(INPUT MATERIAL)
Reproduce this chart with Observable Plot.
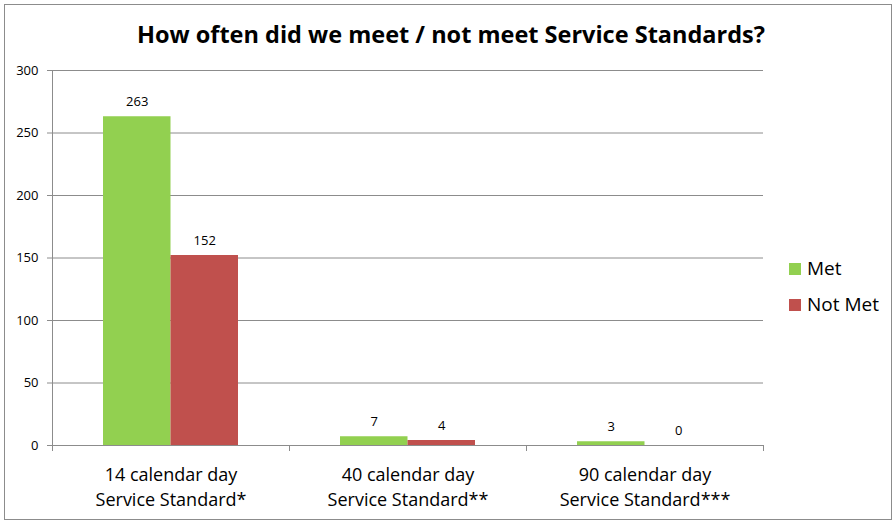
<!DOCTYPE html>
<html>
<head>
<meta charset="utf-8">
<script src="https://cdn.jsdelivr.net/npm/d3@7"></script>
<script src="https://cdn.jsdelivr.net/npm/@observablehq/plot@0.6"></script>
<style>
  html, body { margin: 0; padding: 0; background: #fff; }
  #wrap { position: relative; width: 896px; height: 523px; overflow: hidden; font-family: "Open Sans", sans-serif; }
  #border { position: absolute; left: 4px; top: 4px; width: 888px; height: 516px; border: 1px solid #8c8c8c; box-sizing: border-box; }
  #title { position: absolute; left: 0; width: 902px; top: 19px; text-align: center; font-weight: bold; font-size: 23.5px; line-height: 30px; color: #000; white-space: nowrap; }
  #chart { position: absolute; left: 0; top: 0; }
  .leg { position: absolute; left: 789px; font-size: 19px; color: #000; line-height: 24px; height: 24px; }
  .leg span.sw { position: absolute; left: 0; top: 6px; width: 12px; height: 12px; }
  .leg span.lb { position: absolute; left: 18px; top: -1px; white-space: nowrap; }
</style>
</head>
<body>
<div id="wrap">
  <div id="border"></div>
  <div id="chart"></div>
  <div id="title">How often did we meet / not meet Service Standards?</div>
  <div id="legend"></div>
</div>
<script>
const categories = [
  "14 calendar day\nService Standard*",
  "40 calendar day\nService Standard**",
  "90 calendar day\nService Standard***"
];
const metValues = [263, 7, 3];
const notMetValues = [152, 4, 0];
const seriesNames = ["Met", "Not Met"];
const seriesColors = ["#92D050", "#C0504D"];
const yTicks = [0, 50, 100, 150, 200, 250, 300];

const rows = categories.map((c, i) => ({category: c, met: metValues[i], notMet: notMetValues[i]}));

const W = 896, H = 523;
const mL = 52, mR = 133, mT = 70, mB = 78;
const bw = (W - mL - mR) / categories.length;
const outer = 51, barW = (bw - 2 * outer) / 2;
const grid = "#8c8c8c";

const chart = Plot.plot({
  width: W, height: H,
  marginLeft: mL, marginRight: mR, marginTop: mT, marginBottom: mB,
  style: {fontFamily: "'Open Sans', sans-serif", background: "transparent", color: "#000", overflow: "visible"},
  x: {domain: categories, padding: 0, label: null, axis: null},
  y: {domain: [0, 300], label: null, axis: null},
  marks: [
    Plot.gridY(yTicks, {stroke: grid, strokeOpacity: 1}),
    Plot.axisY({ticks: yTicks, tickSize: 5, tickPadding: 9, stroke: grid, fontSize: 13, label: null, fill: "#000"}),
    Plot.frame({anchor: "left", stroke: grid}),
    Plot.barY(rows, {x: "category", y: "met", fill: seriesColors[0], insetLeft: outer, insetRight: outer + barW}),
    Plot.barY(rows, {x: "category", y: "notMet", fill: seriesColors[1], insetLeft: outer + barW, insetRight: outer}),
    Plot.text(rows, {x: "category", y: "met", text: d => String(d.met), dx: -barW / 2, dy: -11, lineAnchor: "bottom", fontSize: 13, fill: "#000"}),
    Plot.text(rows, {x: "category", y: "notMet", text: d => String(d.notMet), dx: barW / 2, dy: -11, lineAnchor: "bottom", fontSize: 13, fill: "#000"}),
    Plot.ruleX(categories, {x: d => d, y1: 0, y2: 0, dx: -bw / 2, insetBottom: -6, stroke: grid}),
    Plot.ruleX([categories[categories.length - 1]], {x: d => d, y1: 0, y2: 0, dx: bw / 2, insetBottom: -6, stroke: grid}),
    Plot.axisX({tickSize: 0, tickPadding: 18, fontSize: 18, lineHeight: 1.38, label: null, fill: "#000"})
  ]
});
document.getElementById("chart").appendChild(chart);

const legend = document.getElementById("legend");
const legendTops = [257, 293];
seriesNames.forEach((name, i) => {
  const d = document.createElement("div");
  d.className = "leg";
  d.style.top = legendTops[i] + "px";
  d.innerHTML = `<span class="sw" style="background:${seriesColors[i]}"></span><span class="lb">${name}</span>`;
  legend.appendChild(d);
});
</script>
</body>
</html>
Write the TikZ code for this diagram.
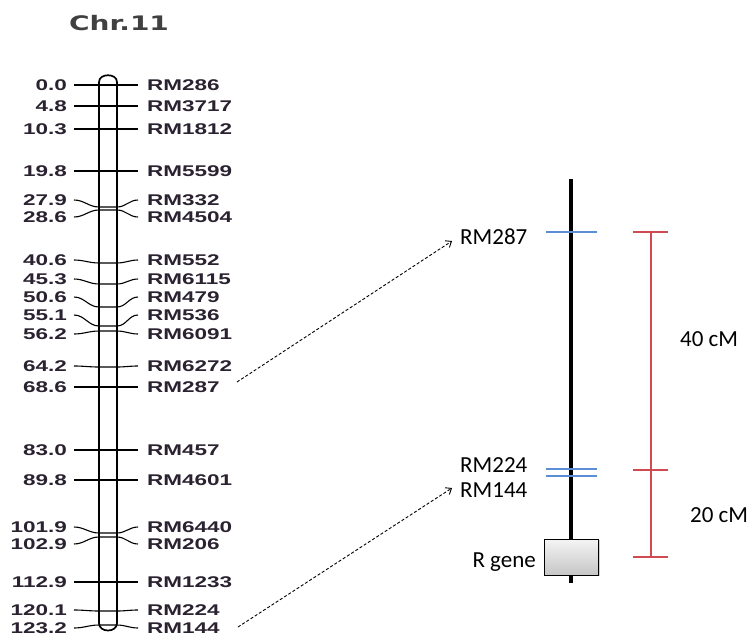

(INSTRUCTION) Using the listing above, show every line that includes the string "this".

(EXERCISE RESPONSE)
Reproduce this chart with Observable Plot.
Write the TikZ code for this diagram.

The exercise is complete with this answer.